Short exercise: Begin with the line containing "Generate a component" and end with the line containing "const density = [1.14, 1.73, 3.56, 5.94, 9.42];". Give those lines again exactly, leaving out the images.

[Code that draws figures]
=====
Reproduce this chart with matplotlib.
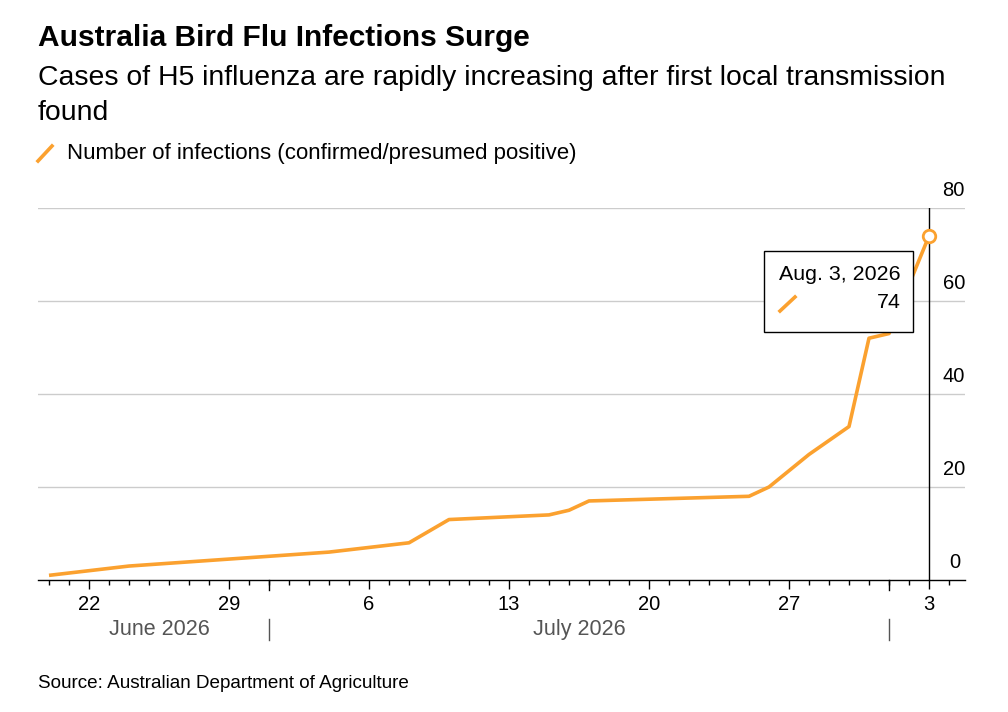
import numpy as np
import matplotlib
matplotlib.use("Agg")
import matplotlib.pyplot as plt
import matplotlib.dates as mdates
from matplotlib.lines import Line2D
from matplotlib.patches import Rectangle
import matplotlib.transforms as mtransforms

plt.rcParams['font.family'] = ['Liberation Sans', 'DejaVu Sans']

# data
dates = np.array(["2026-06-20", "2026-06-24", "2026-07-04", "2026-07-08",
                  "2026-07-10", "2026-07-15", "2026-07-16", "2026-07-17",
                  "2026-07-25", "2026-07-26", "2026-07-28", "2026-07-30",
                  "2026-07-31", "2026-08-01", "2026-08-03"], dtype="datetime64[D]")
cases = [1, 3, 6, 8, 13, 14, 15, 17, 18, 20, 27, 33, 52, 53, 74]
y_ticks = [0, 20, 40, 60, 80]
month_starts = np.array(["2026-07-01", "2026-08-01"], dtype="datetime64[D]")
month_labels = ["June 2026", "July 2026"]

orange = '#FBA12F'
W, H = 1008, 712

def px(x, y):
    return x / W, 1 - y / H

fig = plt.figure(figsize=(W / 100, H / 100), dpi=100)
ax = fig.add_axes([38 / W, 1 - 580 / H, (965 - 38) / W, (580 - 208) / H])

xd = mdates.date2num(dates)
ax.plot(xd, cases, color=orange, lw=2.6, solid_capstyle='butt', zorder=3)
ax.plot(xd[-1], cases[-1], 'o', ms=9, mfc='white', mec=orange, mew=2, zorder=4, clip_on=False)

ax.set_xlim(xd[-1] - (929 - 38) / 20, xd[-1] + (965 - 929) / 20)
ax.set_ylim(0, 80)

for s in ['top', 'left', 'right']:
    ax.spines[s].set_visible(False)
ax.spines['bottom'].set_color('black')
ax.spines['bottom'].set_linewidth(1)

for v in y_ticks[1:]:
    ax.axhline(v, color='#cccccc', lw=1, zorder=1)
    ax.annotate(str(v), xy=(1, v), xycoords=('axes fraction', 'data'),
                xytext=(0, 6), textcoords='offset points', ha='right', va='bottom', fontsize=14.5)
ax.annotate('0', xy=(0.995, 0), xycoords=('axes fraction', 'data'),
            xytext=(0, 6), textcoords='offset points', ha='right', va='bottom', fontsize=14.5)
ax.axvline(xd[-1], color='black', lw=1, zorder=2)
ax.set_yticks([])

ax.xaxis.set_major_locator(mdates.WeekdayLocator(byweekday=mdates.MO))
ax.xaxis.set_major_formatter(plt.FuncFormatter(lambda v, p: str(mdates.num2date(v).day)))
ax.xaxis.set_minor_locator(mdates.DayLocator())
ax.tick_params(axis='x', which='major', length=6.5, width=1, pad=4, labelsize=14.5, color='black')
ax.tick_params(axis='x', which='minor', length=3.6, width=1, color='black')

trans = mtransforms.blended_transform_factory(ax.transData, ax.transAxes)
ms = mdates.date2num(month_starts)
for m in ms:
    ax.plot([m, m], [0, -0.026], color='black', lw=1, transform=trans, clip_on=False)
    ax.plot([m, m], [-0.105, -0.16], color='#555555', lw=1, transform=trans, clip_on=False)
edges = [xd[0], ms[0], ms[1]]
for i, lab in enumerate(month_labels):
    ax.text((edges[i] + edges[i + 1]) / 2, -0.132, lab, transform=trans, ha='center', va='center',
            fontsize=15.5, color='#555555')

# header
fig.text(*px(38, 38), "Australia Bird Flu Infections Surge", fontsize=21.5, fontweight='bold', va='center')
fig.text(*px(38, 78), "Cases of H5 influenza are rapidly increasing after first local transmission",
         fontsize=20.4, va='center')
fig.text(*px(38, 113), "found", fontsize=20.4, va='center')
fig.add_artist(Line2D([38 / W, 52 / W], [1 - 161 / H, 1 - 146 / H], color=orange, lw=2.6,
                      transform=fig.transFigure))
fig.text(*px(67, 153), "Number of infections (confirmed/presumed positive)", fontsize=16, va='center')
fig.text(*px(38, 684), "Source: Australian Department of Agriculture", fontsize=13.6, va='center')

# tooltip
fig.add_artist(Rectangle(px(764, 332), (913 - 764) / W, (332 - 251) / H, transform=fig.transFigure,
                         facecolor='white', edgecolor='black', lw=1, zorder=5))
last = mdates.num2date(xd[-1])
fig.text(*px(901, 275), last.strftime("%b. ") + str(last.day) + last.strftime(", %Y"),
         fontsize=15.4, ha='right', va='center', zorder=6)
fig.add_artist(Line2D([780 / W, 795 / W], [1 - 311 / H, 1 - 297 / H], color=orange, lw=2.6,
                      transform=fig.transFigure, zorder=6))
fig.text(*px(901, 303), str(cases[-1]), fontsize=15.4, ha='right', va='center', zorder=6)

fig.savefig("out.png", dpi=100)
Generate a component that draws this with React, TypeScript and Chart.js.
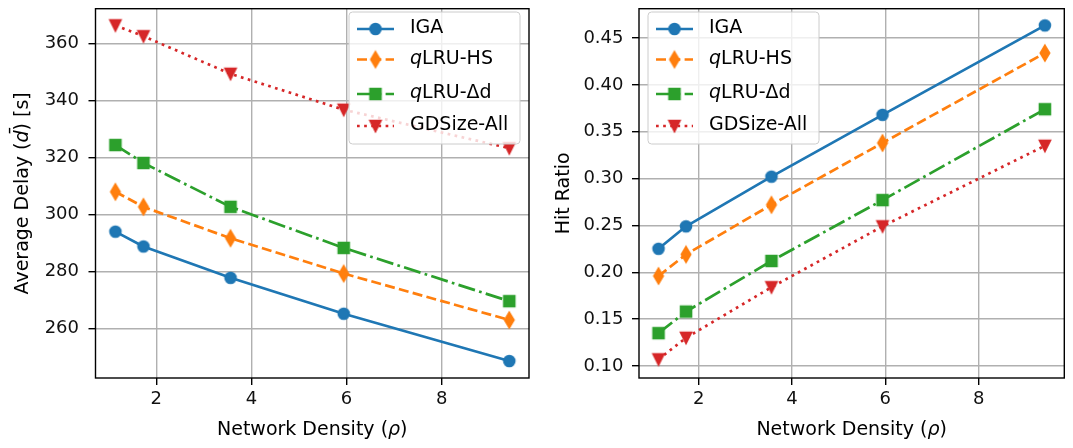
import React, { useEffect, useRef } from 'react';
import { Chart, registerables } from 'chart.js';

Chart.register(...registerables);

// ---------------- data ----------------
const density = [1.14, 1.73, 3.56, 5.94, 9.42];

const delayIGA = [294.0, 288.8, 277.8, 265.2, 248.6];
const delayHS = [308.0, 302.7, 291.7, 279.3, 263.0];
const delayDd = [324.4, 318.1, 302.7, 288.3, 269.6];
const delayGD = [366.4, 362.6, 349.4, 336.8, 323.3];

const hitIGA = [0.225, 0.249, 0.302, 0.368, 0.4635];
const hitHS = [0.196, 0.219, 0.272, 0.338, 0.434];
const hitDd = [0.135, 0.158, 0.212, 0.277, 0.374];
const hitGD = [0.107, 0.130, 0.184, 0.249, 0.335];

const xTicks = [2, 4, 6, 8];
const xTickLabels = ['2', '4', '6', '8'];
const delayTicks = [260, 280, 300, 320, 340, 360];
const delayTickLabels = ['260', '280', '300', '320', '340', '360'];
const hitTicks = [0.1, 0.15, 0.2, 0.25, 0.3, 0.35, 0.4, 0.45];
const hitTickLabels = ['0.10', '0.15', '0.20', '0.25', '0.30', '0.35', '0.40', '0.45'];

// axis ranges (matplotlib auto-limits with 5% margins)
const X_MIN = 0.722;
const X_MAX = 9.835;
const DELAY_MIN = 242.64;
const DELAY_MAX = 372.25;
const HIT_MIN = 0.0871;
const HIT_MAX = 0.4813;

type Part = [string, boolean];
const seriesLabels: Part[][] = [
  [['IGA', false]],
  [['q', true], ['LRU-HS', false]],
  [['q', true], ['LRU-\u0394d', false]],
  [['GDSize-All', false]],
];
const seriesColors = ['#1f77b4', '#ff7f0e', '#2ca02c', '#d62728'];
const seriesDash = [[], [10, 4.3], [17.3, 4.3, 2.7, 4.3], [2.7, 4.45]];
const seriesMarker = ['o', 'd', 's', 'v'];

const FONT = '"DejaVu Sans", "Liberation Sans", sans-serif';
const FS = 18; // tick labels
const FS_LABEL = 19; // axis titles and legend

// ---------------- helpers ----------------
function makeMarker(kind: string, color: string): HTMLCanvasElement {
  const c = document.createElement('canvas');
  c.width = 24;
  c.height = 24;
  const g = c.getContext('2d')!;
  g.translate(12, 12);
  g.fillStyle = color;
  g.strokeStyle = color;
  g.lineWidth = 1.8;
  g.lineJoin = 'miter';
  g.beginPath();
  if (kind === 'o') {
    g.arc(0, 0, 5.4, 0, Math.PI * 2);
  } else if (kind === 'd') {
    g.moveTo(0, -7.64);
    g.lineTo(4.58, 0);
    g.lineTo(0, 7.64);
    g.lineTo(-4.58, 0);
    g.closePath();
  } else if (kind === 's') {
    g.rect(-5.4, -5.4, 10.8, 10.8);
  } else {
    g.moveTo(-5.4, -5.4);
    g.lineTo(5.4, -5.4);
    g.lineTo(0, 5.4);
    g.closePath();
  }
  g.fill();
  g.stroke();
  return c;
}

function drawParts(ctx: CanvasRenderingContext2D, parts: Part[], x: number, y: number, align: 'left' | 'center') {
  const fonts = parts.map((p) => (p[1] ? 'italic ' : '') + FS_LABEL + 'px ' + FONT);
  const widths = parts.map((p, i) => {
    ctx.font = fonts[i];
    return ctx.measureText(p[0]).width;
  });
  const total = widths.reduce((a, b) => a + b, 0);
  let cx = align === 'center' ? x - total / 2 : x;
  ctx.textAlign = 'left';
  parts.forEach((p, i) => {
    ctx.font = fonts[i];
    ctx.fillText(p[0], cx, y);
    cx += widths[i];
  });
}

interface PanelOpts {
  values: number[][];
  yTicks: number[];
  yTickLabels: string[];
  yMin: number;
  yMax: number;
  yTitle: Part[];
  yTitleX: number;
  yAxisWidth: number;
  padRight: number;
  yTickPad: number;
  legendX: number;
}

const LEG_TOP = 12;
const LEG_W = 171;
const LEG_H = 132;
const LEG_ROWS = [17, 47.5, 82, 114];

function makeConfig(o: PanelOpts): any {
  const markers = seriesMarker.map((m, i) => makeMarker(m, seriesColors[i]));
  const datasets = seriesLabels.map((lab, i) => ({
    label: lab.map((p) => p[0]).join(''),
    data: density.map((x, j) => ({ x, y: o.values[i][j] })),
    borderColor: seriesColors[i],
    backgroundColor: seriesColors[i],
    borderWidth: 2.7,
    borderDash: seriesDash[i],
    borderCapStyle: 'butt',
    borderJoinStyle: 'round',
    pointStyle: markers[i],
    pointRadius: 6,
    pointHoverRadius: 6,
    tension: 0,
    fill: false,
    order: seriesLabels.length - i,
  }));

  const overlay = {
    id: 'overlay',
    afterDatasetsDraw(chart: any) {
      const ctx: CanvasRenderingContext2D = chart.ctx;
      const a = chart.chartArea;
      ctx.save();
      // frame
      ctx.strokeStyle = '#000';
      ctx.lineWidth = 1.4;
      ctx.setLineDash([]);
      ctx.strokeRect(a.left, a.top, a.right - a.left, a.bottom - a.top);

      // legend
      const lx = o.legendX;
      const ly = LEG_TOP;
      ctx.beginPath();
      (ctx as any).roundRect(lx, ly, LEG_W, LEG_H, 3.6);
      ctx.fillStyle = 'rgba(255,255,255,0.8)';
      ctx.fill();
      ctx.strokeStyle = '#cccccc';
      ctx.lineWidth = 1;
      ctx.stroke();
      seriesLabels.forEach((lab, i) => {
        const y = ly + LEG_ROWS[i];
        ctx.beginPath();
        ctx.strokeStyle = seriesColors[i];
        ctx.lineWidth = 2.7;
        ctx.lineCap = 'butt';
        ctx.setLineDash(seriesDash[i]);
        ctx.moveTo(lx + 8, y);
        ctx.lineTo(lx + 45, y);
        ctx.stroke();
        ctx.setLineDash([]);
        const m = markers[i];
        ctx.drawImage(m, lx + 26.5 - m.width / 2, y - m.height / 2);
        ctx.fillStyle = '#000';
        ctx.textBaseline = 'middle';
        drawParts(ctx, lab, lx + 61, y - 0.5, 'left');
      });

      // axis titles
      ctx.fillStyle = '#000';
      ctx.textBaseline = 'alphabetic';
      drawParts(ctx, [['Network Density (', false], ['\u03c1', true], [')', false]], (a.left + a.right) / 2, 435, 'center');
      ctx.translate(o.yTitleX, (a.top + a.bottom) / 2);
      ctx.rotate(-Math.PI / 2);
      drawParts(ctx, o.yTitle, 0, 0, 'center');
      ctx.restore();
    },
  };

  const gridOpts = {
    color: '#b0b0b0',
    lineWidth: 1.4,
    drawTicks: true,
    tickLength: 7,
    tickColor: '#000',
    tickWidth: 1.4,
  };

  return {
    type: 'line',
    data: { datasets },
    plugins: [overlay],
    options: {
      animation: false,
      responsive: false,
      maintainAspectRatio: false,
      events: [],
      layout: { padding: { left: 0, top: 2.5, right: o.padRight, bottom: 0 } },
      plugins: { legend: { display: false }, tooltip: { enabled: false }, title: { display: false } },
      scales: {
        x: {
          type: 'linear',
          min: X_MIN,
          max: X_MAX,
          afterBuildTicks: (s: any) => {
            s.ticks = xTicks.map((v) => ({ value: v }));
          },
          afterFit: (s: any) => {
            s.height = 70;
            s.paddingLeft = 0;
            s.paddingRight = 0;
            s.paddingTop = 0;
            s.paddingBottom = 0;
          },
          grid: gridOpts,
          border: { display: false },
          ticks: {
            font: { family: FONT, size: FS },
            color: '#111',
            padding: 4,
            maxRotation: 0,
            autoSkip: false,
            callback: (_v: any, i: number) => xTickLabels[i],
          },
        },
        y: {
          type: 'linear',
          min: o.yMin,
          max: o.yMax,
          afterBuildTicks: (s: any) => {
            s.ticks = o.yTicks.map((v) => ({ value: v }));
          },
          afterFit: (s: any) => {
            s.width = o.yAxisWidth;
            s.paddingLeft = 0;
            s.paddingRight = 0;
            s.paddingTop = 0;
            s.paddingBottom = 0;
          },
          grid: gridOpts,
          border: { display: false },
          ticks: {
            font: { family: FONT, size: FS },
            color: '#111',
            padding: o.yTickPad,
            autoSkip: false,
            callback: (_v: any, i: number) => o.yTickLabels[i],
          },
        },
      },
    },
  };
}

export default function App() {
  const leftRef = useRef<HTMLCanvasElement>(null);
  const rightRef = useRef<HTMLCanvasElement>(null);

  useEffect(() => {
    const left = new Chart(
      leftRef.current!,
      makeConfig({
        values: [delayIGA, delayHS, delayDd, delayGD],
        yTicks: delayTicks,
        yTickLabels: delayTickLabels,
        yMin: DELAY_MIN,
        yMax: DELAY_MAX,
        yTitle: [['Average Delay (', false], ['d\u0304', true], [') [s]', false]],
        yTitleX: 27.5,
        yAxisWidth: 95.5,
        padRight: 11,
        yTickPad: 9.5,
        legendX: 349,
      })
    );
    const right = new Chart(
      rightRef.current!,
      makeConfig({
        values: [hitIGA, hitHS, hitDd, hitGD],
        yTicks: hitTicks,
        yTickLabels: hitTickLabels,
        yMin: HIT_MIN,
        yMax: HIT_MAX,
        yTitle: [['Hit Ratio', false]],
        yTitleX: 29.3,
        yAxisWidth: 99,
        padRight: 0.5,
        yTickPad: 8.5,
        legendX: 108,
      })
    );
    return () => {
      left.destroy();
      right.destroy();
    };
  }, []);

  return (
    <div style={{ position: 'absolute', left: 0, top: 0, width: 1073, height: 448, background: '#fff' }}>
      <canvas
        ref={leftRef}
        width={540}
        height={448}
        style={{ position: 'absolute', left: 0, top: 0, width: 540, height: 448 }}
      />
      <canvas
        ref={rightRef}
        width={533}
        height={448}
        style={{ position: 'absolute', left: 540, top: 0, width: 533, height: 448 }}
      />
    </div>
  );
}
=====
Result of the exercise:
Generate a component that draws this with React, TypeScript and Chart.js.
import React, { useEffect, useRef } from 'react';
import { Chart, registerables } from 'chart.js';

Chart.register(...registerables);

// ---------------- data ----------------
const density = [1.14, 1.73, 3.56, 5.94, 9.42];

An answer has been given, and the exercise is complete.